Source data:
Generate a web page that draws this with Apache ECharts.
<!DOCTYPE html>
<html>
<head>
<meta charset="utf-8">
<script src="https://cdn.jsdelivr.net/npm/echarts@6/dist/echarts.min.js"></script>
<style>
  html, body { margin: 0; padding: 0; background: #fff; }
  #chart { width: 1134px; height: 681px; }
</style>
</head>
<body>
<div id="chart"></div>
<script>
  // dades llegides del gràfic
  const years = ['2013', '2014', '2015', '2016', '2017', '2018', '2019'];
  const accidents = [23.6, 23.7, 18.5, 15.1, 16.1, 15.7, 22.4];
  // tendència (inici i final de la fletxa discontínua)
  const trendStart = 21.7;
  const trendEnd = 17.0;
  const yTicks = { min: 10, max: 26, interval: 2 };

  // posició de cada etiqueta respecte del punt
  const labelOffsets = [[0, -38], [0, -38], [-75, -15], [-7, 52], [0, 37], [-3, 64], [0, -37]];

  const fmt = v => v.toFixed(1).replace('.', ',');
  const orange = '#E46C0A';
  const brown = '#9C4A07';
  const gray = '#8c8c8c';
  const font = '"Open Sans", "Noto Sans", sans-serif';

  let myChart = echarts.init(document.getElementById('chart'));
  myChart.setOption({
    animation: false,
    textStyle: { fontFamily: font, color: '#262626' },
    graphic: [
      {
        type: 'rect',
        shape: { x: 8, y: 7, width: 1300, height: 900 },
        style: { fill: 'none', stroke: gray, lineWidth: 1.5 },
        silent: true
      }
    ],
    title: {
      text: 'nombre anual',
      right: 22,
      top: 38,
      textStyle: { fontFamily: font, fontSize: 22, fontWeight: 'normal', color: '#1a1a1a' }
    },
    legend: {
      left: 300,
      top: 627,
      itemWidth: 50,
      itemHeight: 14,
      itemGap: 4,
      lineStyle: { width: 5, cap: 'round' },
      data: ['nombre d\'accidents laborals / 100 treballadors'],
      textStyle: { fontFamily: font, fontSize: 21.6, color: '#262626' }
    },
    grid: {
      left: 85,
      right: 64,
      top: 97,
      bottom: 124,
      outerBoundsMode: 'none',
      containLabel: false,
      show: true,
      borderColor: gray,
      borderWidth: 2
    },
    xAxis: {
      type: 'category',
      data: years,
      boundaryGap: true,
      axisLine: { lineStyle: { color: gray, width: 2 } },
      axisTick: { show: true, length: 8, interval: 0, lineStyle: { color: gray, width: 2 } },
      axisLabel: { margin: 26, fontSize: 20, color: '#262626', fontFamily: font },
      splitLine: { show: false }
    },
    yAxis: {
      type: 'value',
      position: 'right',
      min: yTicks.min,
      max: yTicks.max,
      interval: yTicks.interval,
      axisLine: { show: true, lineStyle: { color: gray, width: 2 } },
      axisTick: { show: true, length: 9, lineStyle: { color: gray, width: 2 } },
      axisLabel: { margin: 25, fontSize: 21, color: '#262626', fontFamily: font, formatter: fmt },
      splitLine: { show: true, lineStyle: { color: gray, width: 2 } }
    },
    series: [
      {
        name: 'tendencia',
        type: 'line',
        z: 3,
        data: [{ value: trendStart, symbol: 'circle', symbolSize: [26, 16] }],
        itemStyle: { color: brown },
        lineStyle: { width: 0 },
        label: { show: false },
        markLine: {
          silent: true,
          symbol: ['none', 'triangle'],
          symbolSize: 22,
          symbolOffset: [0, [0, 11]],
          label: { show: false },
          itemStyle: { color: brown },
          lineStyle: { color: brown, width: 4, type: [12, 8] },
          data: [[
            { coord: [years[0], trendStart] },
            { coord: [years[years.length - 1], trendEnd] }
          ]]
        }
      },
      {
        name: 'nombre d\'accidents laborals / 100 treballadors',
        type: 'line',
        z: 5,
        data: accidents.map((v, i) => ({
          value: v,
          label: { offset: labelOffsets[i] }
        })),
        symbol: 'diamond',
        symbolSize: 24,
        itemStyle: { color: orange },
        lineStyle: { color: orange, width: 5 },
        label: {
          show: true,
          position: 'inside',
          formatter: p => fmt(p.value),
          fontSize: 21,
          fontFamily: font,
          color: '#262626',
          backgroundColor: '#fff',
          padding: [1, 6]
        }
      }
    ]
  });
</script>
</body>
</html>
* * *
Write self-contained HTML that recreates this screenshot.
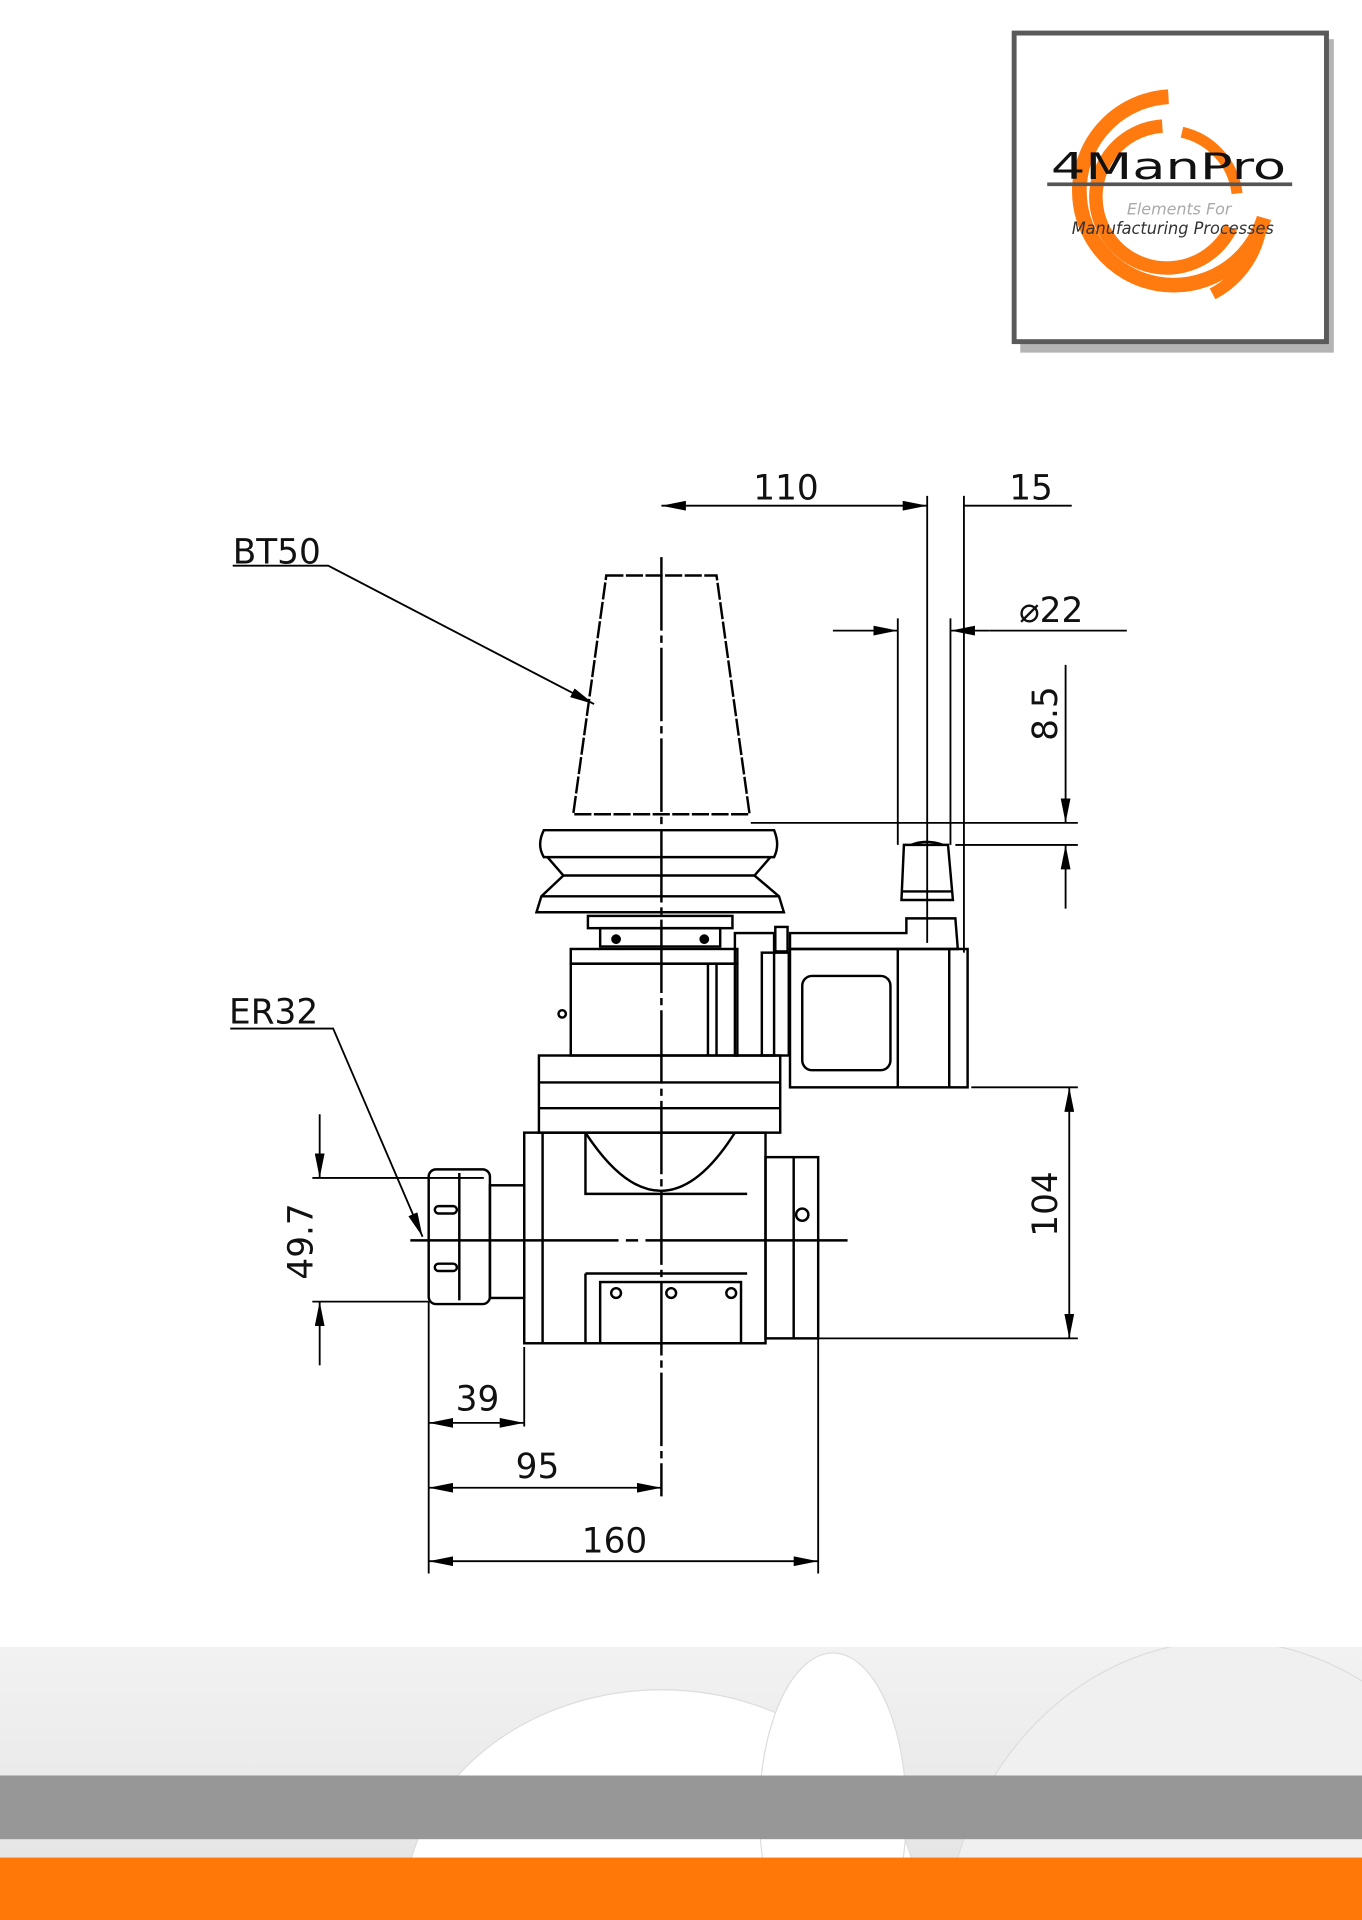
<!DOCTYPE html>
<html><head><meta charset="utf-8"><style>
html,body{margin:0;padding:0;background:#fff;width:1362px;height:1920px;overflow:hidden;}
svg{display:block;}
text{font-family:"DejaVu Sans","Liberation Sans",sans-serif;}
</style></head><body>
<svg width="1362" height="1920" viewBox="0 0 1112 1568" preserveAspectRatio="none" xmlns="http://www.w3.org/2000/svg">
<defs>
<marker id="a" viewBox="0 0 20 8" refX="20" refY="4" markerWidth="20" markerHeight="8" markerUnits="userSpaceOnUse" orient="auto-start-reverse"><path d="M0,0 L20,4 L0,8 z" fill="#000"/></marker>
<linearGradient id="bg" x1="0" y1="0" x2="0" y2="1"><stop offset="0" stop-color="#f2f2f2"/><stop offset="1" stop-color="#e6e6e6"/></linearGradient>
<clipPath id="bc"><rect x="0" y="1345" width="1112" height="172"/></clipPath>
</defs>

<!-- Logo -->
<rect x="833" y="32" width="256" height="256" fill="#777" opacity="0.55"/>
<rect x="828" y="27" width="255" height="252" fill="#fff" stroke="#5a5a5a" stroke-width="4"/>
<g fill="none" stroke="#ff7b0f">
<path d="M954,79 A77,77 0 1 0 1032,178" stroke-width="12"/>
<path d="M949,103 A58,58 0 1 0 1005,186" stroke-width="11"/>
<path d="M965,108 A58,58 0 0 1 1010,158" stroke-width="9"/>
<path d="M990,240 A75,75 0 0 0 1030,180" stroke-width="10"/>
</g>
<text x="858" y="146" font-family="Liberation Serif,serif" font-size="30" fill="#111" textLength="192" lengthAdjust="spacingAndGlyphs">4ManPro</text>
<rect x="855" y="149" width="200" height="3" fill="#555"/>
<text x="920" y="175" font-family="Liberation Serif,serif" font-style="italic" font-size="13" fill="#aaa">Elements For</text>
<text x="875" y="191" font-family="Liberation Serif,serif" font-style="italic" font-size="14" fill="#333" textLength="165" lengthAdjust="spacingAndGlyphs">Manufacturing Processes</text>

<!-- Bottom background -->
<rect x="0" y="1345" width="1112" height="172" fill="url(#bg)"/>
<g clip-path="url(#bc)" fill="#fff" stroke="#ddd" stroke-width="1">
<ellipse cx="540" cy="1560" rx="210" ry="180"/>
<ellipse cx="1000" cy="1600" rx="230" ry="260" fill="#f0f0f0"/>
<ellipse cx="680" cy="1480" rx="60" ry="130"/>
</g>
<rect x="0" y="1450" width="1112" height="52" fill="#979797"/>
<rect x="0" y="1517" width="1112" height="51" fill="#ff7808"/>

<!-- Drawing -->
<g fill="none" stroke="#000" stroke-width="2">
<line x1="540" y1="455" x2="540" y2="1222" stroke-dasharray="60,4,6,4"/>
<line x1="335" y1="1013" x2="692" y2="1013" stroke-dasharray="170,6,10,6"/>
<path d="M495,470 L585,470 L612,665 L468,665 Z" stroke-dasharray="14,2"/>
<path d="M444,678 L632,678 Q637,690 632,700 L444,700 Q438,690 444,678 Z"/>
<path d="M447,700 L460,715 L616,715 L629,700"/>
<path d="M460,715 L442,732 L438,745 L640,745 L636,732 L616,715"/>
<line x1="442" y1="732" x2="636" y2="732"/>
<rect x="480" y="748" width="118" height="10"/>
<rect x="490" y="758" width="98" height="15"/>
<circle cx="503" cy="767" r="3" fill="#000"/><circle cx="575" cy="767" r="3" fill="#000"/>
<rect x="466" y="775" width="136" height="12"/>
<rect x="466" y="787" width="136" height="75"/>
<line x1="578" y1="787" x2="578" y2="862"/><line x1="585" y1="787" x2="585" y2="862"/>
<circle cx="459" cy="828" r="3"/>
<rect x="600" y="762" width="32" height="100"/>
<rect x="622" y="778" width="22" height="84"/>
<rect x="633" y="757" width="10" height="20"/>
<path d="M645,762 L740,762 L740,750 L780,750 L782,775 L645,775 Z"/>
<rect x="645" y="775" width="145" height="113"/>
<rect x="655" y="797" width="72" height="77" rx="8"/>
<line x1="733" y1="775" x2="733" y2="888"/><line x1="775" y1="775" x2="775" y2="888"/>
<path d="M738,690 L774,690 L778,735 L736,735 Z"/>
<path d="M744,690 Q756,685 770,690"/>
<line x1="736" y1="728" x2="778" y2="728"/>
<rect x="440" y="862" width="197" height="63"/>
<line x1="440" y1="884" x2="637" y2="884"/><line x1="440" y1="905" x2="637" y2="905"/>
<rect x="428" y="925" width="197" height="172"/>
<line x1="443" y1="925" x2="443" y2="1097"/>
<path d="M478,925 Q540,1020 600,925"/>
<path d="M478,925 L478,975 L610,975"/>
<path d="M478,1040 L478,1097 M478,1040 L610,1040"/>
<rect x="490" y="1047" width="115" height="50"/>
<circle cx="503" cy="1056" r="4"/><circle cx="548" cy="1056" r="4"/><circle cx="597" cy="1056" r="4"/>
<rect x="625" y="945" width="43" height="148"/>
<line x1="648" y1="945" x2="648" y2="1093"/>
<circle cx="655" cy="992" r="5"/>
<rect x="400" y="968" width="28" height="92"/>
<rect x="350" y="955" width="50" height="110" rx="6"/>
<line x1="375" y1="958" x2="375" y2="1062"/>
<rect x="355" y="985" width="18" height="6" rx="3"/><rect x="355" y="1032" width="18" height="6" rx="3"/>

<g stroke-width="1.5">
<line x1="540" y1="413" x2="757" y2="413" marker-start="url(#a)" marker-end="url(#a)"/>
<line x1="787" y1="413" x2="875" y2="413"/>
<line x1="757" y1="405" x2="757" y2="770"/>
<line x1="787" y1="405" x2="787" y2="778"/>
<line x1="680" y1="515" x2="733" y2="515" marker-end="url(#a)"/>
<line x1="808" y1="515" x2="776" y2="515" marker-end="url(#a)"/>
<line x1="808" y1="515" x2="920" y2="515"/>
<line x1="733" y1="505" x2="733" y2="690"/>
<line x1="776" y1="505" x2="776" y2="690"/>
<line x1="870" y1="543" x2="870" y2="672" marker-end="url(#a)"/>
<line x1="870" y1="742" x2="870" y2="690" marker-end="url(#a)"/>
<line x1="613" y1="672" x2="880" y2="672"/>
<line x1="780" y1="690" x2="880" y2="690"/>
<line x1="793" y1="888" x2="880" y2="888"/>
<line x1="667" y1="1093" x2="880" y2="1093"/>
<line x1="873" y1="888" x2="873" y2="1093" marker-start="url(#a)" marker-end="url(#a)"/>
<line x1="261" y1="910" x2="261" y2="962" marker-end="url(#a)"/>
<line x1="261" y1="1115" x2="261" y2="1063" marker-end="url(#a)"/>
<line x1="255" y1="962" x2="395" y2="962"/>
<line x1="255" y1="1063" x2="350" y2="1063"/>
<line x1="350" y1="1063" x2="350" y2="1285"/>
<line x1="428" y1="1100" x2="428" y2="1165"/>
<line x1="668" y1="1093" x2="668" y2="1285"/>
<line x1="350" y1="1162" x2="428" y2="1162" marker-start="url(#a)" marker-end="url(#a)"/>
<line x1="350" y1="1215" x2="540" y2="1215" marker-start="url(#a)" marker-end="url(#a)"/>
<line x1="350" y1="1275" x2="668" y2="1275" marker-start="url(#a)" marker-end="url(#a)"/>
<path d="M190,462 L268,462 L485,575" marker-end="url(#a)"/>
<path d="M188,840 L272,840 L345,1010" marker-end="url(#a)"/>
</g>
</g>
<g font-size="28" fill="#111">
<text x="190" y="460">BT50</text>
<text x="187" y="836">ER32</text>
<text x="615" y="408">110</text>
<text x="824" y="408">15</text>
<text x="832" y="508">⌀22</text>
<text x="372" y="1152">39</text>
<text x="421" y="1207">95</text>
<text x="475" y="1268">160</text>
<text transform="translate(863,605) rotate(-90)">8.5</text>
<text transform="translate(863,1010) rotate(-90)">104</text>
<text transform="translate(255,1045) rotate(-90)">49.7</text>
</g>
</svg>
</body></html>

(Exercise brief) With the first line being the one containing "Generate a web" and the last line the one containing "64], [0, -37]];", transcribe exactly the lines above that fall in that range.

(Result)
Generate a web page that draws this with Apache ECharts.
<!DOCTYPE html>
<html>
<head>
<meta charset="utf-8">
<script src="https://cdn.jsdelivr.net/npm/echarts@6/dist/echarts.min.js"></script>
<style>
  html, body { margin: 0; padding: 0; background: #fff; }
  #chart { width: 1134px; height: 681px; }
</style>
</head>
<body>
<div id="chart"></div>
<script>
  // dades llegides del gràfic
  const years = ['2013', '2014', '2015', '2016', '2017', '2018', '2019'];
  const accidents = [23.6, 23.7, 18.5, 15.1, 16.1, 15.7, 22.4];
  // tendència (inici i final de la fletxa discontínua)
  const trendStart = 21.7;
  const trendEnd = 17.0;
  const yTicks = { min: 10, max: 26, interval: 2 };

  // posició de cada etiqueta respecte del punt
  const labelOffsets = [[0, -38], [0, -38], [-75, -15], [-7, 52], [0, 37], [-3, 64], [0, -37]];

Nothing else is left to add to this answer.